=== Problem to solve ===
From the first line of the data below, repeat each line exactly until you reach the line with "Chart.register(...registerables);"; include that line too.

+-------+

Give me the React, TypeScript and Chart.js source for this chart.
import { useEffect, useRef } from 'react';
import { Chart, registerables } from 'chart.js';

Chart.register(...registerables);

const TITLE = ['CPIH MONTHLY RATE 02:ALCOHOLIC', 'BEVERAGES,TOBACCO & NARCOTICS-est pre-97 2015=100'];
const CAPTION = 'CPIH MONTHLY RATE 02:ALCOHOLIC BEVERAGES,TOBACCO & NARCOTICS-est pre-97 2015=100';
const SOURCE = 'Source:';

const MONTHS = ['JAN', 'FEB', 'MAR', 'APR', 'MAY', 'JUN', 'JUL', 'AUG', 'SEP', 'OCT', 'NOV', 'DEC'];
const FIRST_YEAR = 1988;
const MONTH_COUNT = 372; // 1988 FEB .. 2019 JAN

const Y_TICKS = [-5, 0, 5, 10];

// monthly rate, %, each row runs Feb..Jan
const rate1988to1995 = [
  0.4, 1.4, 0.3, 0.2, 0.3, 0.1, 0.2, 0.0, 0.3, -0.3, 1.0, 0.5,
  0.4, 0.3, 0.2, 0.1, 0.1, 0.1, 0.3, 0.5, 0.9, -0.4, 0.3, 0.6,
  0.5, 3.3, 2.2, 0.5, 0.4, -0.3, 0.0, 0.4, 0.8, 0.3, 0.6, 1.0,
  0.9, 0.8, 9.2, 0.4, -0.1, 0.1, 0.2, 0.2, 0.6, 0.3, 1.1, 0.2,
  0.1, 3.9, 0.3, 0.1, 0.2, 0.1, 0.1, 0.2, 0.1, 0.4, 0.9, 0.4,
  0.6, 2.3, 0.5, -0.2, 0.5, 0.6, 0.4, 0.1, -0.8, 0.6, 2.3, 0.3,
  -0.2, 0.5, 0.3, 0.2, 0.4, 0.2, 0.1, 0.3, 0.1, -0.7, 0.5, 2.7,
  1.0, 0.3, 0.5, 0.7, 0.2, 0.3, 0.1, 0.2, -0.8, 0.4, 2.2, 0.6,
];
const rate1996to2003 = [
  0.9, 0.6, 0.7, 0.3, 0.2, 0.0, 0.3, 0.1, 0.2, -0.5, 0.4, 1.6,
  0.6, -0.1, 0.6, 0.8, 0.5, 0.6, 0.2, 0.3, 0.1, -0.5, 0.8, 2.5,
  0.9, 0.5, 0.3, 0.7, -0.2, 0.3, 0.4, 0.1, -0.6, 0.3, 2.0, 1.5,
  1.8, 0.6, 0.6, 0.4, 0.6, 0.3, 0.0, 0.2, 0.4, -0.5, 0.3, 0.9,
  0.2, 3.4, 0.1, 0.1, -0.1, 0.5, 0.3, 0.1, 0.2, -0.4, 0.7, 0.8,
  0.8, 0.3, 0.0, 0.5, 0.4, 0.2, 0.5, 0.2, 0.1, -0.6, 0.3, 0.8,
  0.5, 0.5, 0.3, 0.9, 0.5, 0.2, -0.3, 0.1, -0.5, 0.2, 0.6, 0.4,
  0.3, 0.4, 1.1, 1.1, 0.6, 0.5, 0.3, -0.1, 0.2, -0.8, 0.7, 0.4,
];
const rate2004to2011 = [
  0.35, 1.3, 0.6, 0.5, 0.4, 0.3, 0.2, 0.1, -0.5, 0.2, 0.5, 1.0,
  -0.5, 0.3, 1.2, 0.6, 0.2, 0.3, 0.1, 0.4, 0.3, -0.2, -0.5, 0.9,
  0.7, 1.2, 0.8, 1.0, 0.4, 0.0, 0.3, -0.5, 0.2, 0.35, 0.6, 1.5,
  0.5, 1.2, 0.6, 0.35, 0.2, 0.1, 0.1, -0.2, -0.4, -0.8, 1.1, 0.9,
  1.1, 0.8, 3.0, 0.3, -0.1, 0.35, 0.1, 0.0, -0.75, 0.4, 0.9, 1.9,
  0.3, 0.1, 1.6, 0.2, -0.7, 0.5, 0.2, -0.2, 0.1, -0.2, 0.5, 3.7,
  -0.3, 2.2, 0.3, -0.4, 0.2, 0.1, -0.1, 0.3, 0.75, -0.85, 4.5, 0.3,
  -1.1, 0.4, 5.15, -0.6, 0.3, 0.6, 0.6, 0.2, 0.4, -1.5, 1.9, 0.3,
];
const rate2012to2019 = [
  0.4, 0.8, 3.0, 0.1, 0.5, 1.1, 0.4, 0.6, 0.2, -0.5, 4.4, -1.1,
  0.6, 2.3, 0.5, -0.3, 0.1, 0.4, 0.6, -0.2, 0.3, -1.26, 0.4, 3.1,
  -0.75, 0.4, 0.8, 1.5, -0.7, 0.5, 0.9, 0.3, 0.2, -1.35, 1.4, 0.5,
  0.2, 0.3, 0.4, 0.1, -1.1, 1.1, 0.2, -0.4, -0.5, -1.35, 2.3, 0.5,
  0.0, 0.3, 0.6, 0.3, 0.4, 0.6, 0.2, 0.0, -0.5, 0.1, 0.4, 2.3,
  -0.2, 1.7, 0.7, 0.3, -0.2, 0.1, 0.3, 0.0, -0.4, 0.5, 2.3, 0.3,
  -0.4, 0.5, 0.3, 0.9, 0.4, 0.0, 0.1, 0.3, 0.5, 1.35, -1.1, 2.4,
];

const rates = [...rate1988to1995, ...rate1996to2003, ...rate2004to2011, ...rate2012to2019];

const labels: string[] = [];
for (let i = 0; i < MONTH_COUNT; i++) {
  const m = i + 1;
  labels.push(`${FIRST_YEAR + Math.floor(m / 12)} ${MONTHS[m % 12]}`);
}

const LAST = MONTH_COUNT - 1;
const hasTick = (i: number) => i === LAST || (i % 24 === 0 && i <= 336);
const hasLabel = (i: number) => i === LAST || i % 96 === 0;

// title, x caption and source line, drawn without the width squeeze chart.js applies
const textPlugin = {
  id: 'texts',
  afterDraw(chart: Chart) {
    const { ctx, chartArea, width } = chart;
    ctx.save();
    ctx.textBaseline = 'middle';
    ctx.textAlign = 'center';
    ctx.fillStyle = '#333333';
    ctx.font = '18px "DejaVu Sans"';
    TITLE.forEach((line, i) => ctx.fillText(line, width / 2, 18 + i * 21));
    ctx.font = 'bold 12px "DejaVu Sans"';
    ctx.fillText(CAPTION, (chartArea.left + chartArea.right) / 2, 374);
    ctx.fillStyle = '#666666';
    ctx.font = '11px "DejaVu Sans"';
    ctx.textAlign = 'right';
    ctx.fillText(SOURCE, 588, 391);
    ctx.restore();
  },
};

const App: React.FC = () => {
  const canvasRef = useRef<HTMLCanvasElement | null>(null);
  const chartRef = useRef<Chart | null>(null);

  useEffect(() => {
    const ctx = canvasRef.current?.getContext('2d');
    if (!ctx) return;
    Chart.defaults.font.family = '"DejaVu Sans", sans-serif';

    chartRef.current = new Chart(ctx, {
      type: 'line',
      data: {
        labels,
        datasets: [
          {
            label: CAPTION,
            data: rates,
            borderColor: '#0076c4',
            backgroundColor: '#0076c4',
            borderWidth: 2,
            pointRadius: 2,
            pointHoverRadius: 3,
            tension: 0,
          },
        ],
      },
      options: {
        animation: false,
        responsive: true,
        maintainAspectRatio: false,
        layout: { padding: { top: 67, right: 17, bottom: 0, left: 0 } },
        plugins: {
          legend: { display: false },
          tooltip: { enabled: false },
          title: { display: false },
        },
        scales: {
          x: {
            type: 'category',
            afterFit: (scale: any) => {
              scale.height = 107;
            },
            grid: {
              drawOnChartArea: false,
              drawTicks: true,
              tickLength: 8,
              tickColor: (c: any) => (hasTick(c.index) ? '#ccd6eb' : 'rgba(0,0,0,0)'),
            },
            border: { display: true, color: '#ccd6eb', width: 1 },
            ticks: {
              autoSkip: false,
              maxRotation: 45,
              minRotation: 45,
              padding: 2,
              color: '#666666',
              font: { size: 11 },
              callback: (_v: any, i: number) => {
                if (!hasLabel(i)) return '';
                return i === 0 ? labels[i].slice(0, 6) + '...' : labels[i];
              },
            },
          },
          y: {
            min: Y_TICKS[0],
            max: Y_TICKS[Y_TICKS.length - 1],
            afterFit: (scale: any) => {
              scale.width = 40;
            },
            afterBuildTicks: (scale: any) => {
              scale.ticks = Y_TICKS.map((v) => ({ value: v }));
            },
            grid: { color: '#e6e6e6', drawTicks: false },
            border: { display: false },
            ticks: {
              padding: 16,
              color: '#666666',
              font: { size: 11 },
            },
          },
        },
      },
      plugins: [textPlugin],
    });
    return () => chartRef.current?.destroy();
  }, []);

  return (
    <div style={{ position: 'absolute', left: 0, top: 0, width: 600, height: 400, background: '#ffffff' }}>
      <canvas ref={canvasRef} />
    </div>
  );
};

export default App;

+-------+

=== Problem solution ===
Give me the React, TypeScript and Chart.js source for this chart.
import { useEffect, useRef } from 'react';
import { Chart, registerables } from 'chart.js';

Chart.register(...registerables);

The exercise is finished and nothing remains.